:: Supplied material ::
—————
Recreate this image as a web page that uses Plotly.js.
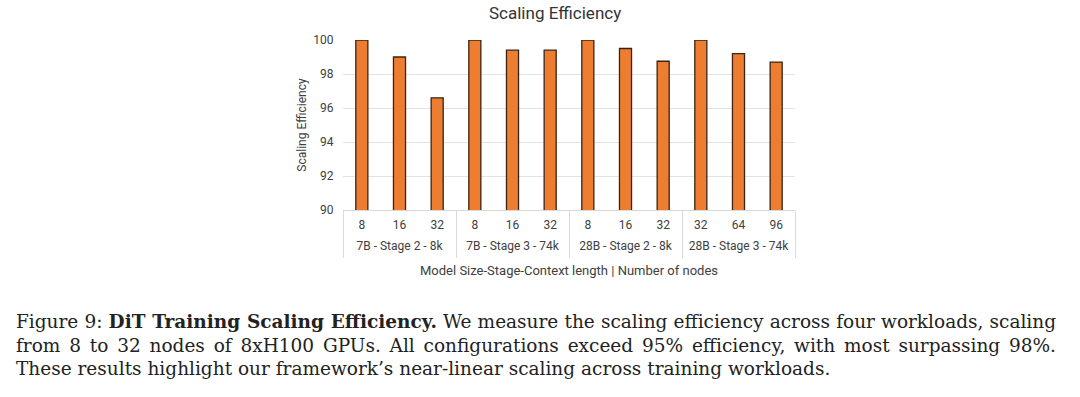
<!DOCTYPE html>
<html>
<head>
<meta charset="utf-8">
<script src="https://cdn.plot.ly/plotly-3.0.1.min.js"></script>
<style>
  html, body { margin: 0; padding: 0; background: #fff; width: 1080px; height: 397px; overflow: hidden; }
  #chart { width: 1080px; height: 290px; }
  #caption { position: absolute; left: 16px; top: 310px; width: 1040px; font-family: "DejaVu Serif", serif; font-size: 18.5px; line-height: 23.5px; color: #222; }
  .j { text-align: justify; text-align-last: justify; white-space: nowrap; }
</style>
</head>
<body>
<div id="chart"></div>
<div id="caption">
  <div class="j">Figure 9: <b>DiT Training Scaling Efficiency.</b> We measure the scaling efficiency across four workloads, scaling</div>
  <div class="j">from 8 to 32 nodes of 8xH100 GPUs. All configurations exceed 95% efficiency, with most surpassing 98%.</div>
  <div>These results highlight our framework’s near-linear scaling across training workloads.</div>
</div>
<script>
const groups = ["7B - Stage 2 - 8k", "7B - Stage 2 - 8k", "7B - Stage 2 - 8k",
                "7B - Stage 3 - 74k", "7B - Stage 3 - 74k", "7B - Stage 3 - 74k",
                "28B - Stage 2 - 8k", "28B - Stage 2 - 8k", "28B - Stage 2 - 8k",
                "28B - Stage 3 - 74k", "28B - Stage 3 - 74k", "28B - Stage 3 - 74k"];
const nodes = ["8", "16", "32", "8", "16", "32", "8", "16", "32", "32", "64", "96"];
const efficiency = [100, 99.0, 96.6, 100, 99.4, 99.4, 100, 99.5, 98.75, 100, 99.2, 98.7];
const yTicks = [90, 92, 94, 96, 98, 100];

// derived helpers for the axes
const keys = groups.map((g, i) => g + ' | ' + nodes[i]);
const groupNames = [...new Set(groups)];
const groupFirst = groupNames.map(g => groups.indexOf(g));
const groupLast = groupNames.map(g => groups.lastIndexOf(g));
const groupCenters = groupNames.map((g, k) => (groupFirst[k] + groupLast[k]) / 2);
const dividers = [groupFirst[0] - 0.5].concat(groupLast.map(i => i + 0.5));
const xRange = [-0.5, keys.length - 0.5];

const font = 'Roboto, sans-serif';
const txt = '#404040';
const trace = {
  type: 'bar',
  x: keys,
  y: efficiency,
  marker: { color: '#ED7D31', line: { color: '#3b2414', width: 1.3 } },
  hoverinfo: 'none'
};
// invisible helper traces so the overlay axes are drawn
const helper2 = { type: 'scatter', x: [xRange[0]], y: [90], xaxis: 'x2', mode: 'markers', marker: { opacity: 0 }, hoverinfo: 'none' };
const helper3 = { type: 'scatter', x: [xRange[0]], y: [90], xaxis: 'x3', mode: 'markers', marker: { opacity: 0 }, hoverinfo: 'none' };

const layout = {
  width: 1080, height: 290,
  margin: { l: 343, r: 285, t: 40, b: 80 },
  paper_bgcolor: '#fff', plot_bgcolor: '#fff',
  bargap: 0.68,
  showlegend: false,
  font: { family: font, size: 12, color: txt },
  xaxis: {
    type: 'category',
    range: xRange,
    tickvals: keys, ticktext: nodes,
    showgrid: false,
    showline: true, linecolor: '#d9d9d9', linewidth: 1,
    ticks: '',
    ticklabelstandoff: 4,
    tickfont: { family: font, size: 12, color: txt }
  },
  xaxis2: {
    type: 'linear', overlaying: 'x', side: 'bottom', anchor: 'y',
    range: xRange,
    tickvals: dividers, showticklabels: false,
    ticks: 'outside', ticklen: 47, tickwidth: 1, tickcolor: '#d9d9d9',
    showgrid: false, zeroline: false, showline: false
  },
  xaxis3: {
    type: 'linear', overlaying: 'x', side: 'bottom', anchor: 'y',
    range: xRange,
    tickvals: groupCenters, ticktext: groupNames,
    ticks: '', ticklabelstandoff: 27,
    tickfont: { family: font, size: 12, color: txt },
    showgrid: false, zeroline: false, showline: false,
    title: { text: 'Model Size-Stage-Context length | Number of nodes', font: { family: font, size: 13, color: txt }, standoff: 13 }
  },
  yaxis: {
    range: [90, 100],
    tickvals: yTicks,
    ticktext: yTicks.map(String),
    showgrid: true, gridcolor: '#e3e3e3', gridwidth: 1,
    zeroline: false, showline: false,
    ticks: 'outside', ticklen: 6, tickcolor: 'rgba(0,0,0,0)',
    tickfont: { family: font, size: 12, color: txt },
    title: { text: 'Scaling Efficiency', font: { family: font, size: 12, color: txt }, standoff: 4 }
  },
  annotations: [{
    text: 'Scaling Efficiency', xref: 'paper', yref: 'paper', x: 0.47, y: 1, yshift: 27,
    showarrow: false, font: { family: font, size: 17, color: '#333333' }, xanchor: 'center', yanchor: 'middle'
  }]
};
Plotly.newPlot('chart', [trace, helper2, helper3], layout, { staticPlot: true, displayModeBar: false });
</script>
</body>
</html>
—————
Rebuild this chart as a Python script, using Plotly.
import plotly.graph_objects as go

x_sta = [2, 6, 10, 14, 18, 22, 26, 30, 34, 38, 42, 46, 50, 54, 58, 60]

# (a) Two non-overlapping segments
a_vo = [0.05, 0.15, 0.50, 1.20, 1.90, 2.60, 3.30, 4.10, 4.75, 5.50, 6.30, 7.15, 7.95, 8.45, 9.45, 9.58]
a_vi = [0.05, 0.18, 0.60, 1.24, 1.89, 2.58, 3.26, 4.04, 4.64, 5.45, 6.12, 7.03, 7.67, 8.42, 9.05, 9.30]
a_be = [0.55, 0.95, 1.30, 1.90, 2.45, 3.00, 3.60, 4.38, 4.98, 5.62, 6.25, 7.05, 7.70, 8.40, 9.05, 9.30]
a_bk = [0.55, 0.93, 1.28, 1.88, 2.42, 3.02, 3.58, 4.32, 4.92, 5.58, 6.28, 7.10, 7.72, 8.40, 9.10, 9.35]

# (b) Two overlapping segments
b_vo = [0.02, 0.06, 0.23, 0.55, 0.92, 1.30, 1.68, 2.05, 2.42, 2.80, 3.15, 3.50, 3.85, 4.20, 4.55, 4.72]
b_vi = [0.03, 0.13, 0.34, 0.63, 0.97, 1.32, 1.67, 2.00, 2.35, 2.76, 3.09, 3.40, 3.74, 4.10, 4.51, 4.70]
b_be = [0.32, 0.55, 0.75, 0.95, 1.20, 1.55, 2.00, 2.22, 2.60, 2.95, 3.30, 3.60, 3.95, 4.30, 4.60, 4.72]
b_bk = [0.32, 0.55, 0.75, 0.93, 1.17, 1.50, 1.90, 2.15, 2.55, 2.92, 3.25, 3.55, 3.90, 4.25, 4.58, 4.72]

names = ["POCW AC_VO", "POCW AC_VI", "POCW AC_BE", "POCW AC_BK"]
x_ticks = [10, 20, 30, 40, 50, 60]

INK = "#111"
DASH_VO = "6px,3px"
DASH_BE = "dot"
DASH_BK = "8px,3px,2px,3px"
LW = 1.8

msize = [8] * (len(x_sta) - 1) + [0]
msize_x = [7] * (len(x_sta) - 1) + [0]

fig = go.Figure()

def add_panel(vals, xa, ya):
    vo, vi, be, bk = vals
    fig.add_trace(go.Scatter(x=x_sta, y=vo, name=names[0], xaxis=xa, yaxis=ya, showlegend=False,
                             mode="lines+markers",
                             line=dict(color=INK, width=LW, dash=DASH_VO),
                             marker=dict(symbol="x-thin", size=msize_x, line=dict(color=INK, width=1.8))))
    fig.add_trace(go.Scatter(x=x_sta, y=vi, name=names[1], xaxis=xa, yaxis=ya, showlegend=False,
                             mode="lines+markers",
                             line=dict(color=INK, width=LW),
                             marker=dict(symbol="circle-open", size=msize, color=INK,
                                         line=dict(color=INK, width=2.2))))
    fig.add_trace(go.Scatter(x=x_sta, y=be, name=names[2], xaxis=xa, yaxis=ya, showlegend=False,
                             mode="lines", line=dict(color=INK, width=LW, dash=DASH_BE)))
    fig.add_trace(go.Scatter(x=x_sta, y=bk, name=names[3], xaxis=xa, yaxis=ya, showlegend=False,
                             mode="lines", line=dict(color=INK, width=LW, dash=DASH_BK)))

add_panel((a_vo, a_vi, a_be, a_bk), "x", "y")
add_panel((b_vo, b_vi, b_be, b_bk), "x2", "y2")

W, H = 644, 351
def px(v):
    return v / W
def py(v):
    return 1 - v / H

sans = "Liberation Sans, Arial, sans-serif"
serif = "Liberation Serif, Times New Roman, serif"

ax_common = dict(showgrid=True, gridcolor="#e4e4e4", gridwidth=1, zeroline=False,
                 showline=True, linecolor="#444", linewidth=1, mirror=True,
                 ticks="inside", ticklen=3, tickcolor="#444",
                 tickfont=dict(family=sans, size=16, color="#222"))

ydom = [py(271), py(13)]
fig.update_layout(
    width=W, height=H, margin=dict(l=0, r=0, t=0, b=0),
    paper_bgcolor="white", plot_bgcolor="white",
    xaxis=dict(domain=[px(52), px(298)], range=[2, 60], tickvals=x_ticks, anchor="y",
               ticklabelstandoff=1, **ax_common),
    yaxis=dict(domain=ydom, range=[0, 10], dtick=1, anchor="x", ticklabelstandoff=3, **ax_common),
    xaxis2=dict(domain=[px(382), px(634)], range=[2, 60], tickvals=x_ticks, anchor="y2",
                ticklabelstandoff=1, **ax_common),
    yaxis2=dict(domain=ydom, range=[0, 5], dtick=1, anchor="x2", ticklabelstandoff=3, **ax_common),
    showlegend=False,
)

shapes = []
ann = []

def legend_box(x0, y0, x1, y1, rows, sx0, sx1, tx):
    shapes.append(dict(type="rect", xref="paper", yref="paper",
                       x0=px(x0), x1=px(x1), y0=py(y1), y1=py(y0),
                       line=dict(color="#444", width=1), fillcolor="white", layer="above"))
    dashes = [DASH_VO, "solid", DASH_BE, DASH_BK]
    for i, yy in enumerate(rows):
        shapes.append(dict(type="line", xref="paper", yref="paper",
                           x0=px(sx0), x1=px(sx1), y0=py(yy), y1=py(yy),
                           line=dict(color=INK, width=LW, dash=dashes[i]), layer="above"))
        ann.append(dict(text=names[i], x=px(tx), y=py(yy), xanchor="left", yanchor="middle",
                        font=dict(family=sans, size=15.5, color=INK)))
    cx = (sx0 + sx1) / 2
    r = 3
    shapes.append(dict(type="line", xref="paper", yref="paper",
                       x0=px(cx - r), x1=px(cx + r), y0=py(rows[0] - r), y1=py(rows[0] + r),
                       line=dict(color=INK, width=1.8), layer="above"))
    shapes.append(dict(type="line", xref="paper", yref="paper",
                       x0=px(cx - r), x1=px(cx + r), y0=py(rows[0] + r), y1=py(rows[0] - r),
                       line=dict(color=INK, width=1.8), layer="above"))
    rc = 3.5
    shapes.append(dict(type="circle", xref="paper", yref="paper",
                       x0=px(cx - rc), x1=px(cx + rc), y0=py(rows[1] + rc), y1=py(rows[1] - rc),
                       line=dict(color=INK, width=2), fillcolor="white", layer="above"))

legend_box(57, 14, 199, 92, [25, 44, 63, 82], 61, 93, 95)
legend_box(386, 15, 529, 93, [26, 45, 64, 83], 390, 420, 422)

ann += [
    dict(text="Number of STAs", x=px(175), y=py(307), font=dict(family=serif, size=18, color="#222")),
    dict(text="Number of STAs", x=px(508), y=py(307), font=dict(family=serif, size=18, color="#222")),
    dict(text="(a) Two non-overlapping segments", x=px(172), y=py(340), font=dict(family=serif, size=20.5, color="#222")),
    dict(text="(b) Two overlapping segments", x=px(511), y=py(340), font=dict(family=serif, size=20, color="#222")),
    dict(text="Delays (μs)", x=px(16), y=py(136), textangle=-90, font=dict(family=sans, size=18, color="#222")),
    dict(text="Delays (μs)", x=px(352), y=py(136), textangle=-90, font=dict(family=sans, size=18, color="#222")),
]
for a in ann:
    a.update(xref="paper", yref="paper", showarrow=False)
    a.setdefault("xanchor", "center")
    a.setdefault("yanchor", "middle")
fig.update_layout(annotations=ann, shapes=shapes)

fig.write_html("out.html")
—————
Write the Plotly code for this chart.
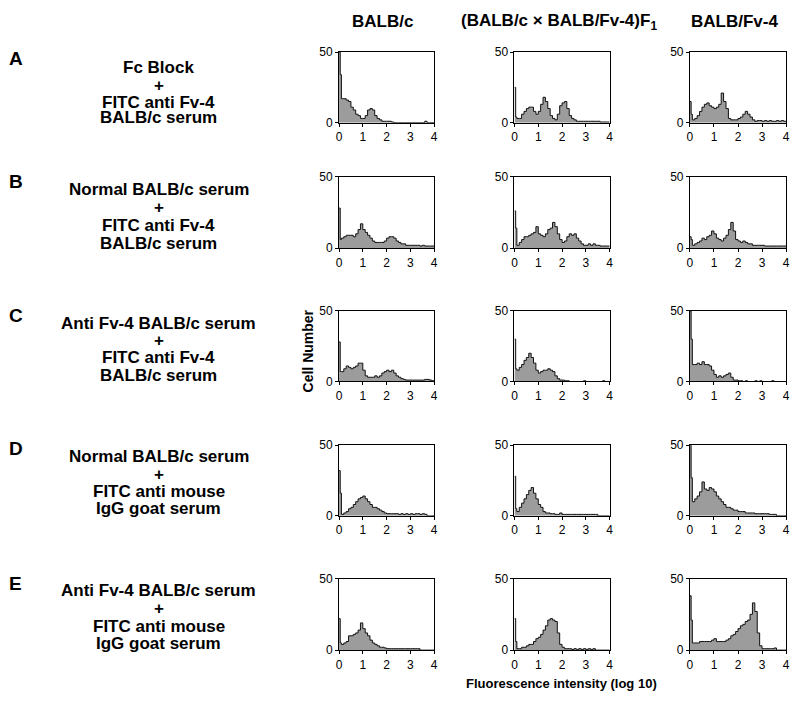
—————
:: Aim of the exercise ::
Identify and list each line with the word "this".

:: Answer to the task ::
Recreate this image as a web page that uses Plotly.js.
Rebuild this chart as a Python script, using Plotly.
Write the Plotly code for this chart.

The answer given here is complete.